Al Jefferson was perhaps the most promising power forward in basketball after the All-Star break last season. During the stretch run he put up an exceptional line: 19.8 points, 11.5 rebounds, 1.7 blocks, 1.1 steals, 55.4% FGs and (most importantly for the foul-prone youngster) just 3.0 fouls per game. He finally came into his own in his third year after being the 15th overall pick out of Prentiss High School in Mississippi. Coming out of high school, he was a 2004 McDonald’s All American and averaged an incredible 42 points, 16 rebounds and 9 blocks during his senior season. Make no mistake about it, Jefferson will be an All-Star in this league more than once in the next decade. His defense could use a little work, but he’s learned to clean the glass and possesses exceptional polish on the offensive end for a player his size and age. His success a year ago is no accident: Al is finally committed to doing what it takes to succeed at this level. He’s been putting in the hours at the gym and showed up last season 30 pounds lighter than the previous year.

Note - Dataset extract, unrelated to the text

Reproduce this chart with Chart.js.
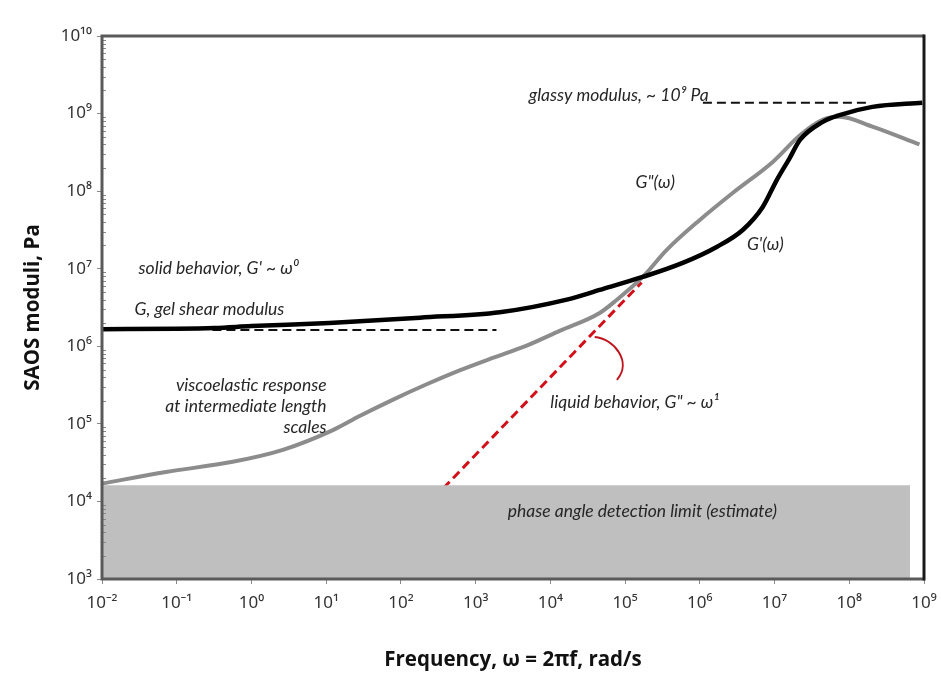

The loss of KG is going to leave a massive hole in the interior scoring, rebounding and interior defense categories that no player in the NBA could fill, but for a rebuilding franchise Jefferson is as good a candidate as any. And he’ll have help from Craig Smith, a diamond in the rough selected in the second round last season. Speaking of rebuilding, it says here that Baby Al will be a better power forward than KG in five years. That’s what the Wolves and their fans should be concerned about: the future. They actually have one now.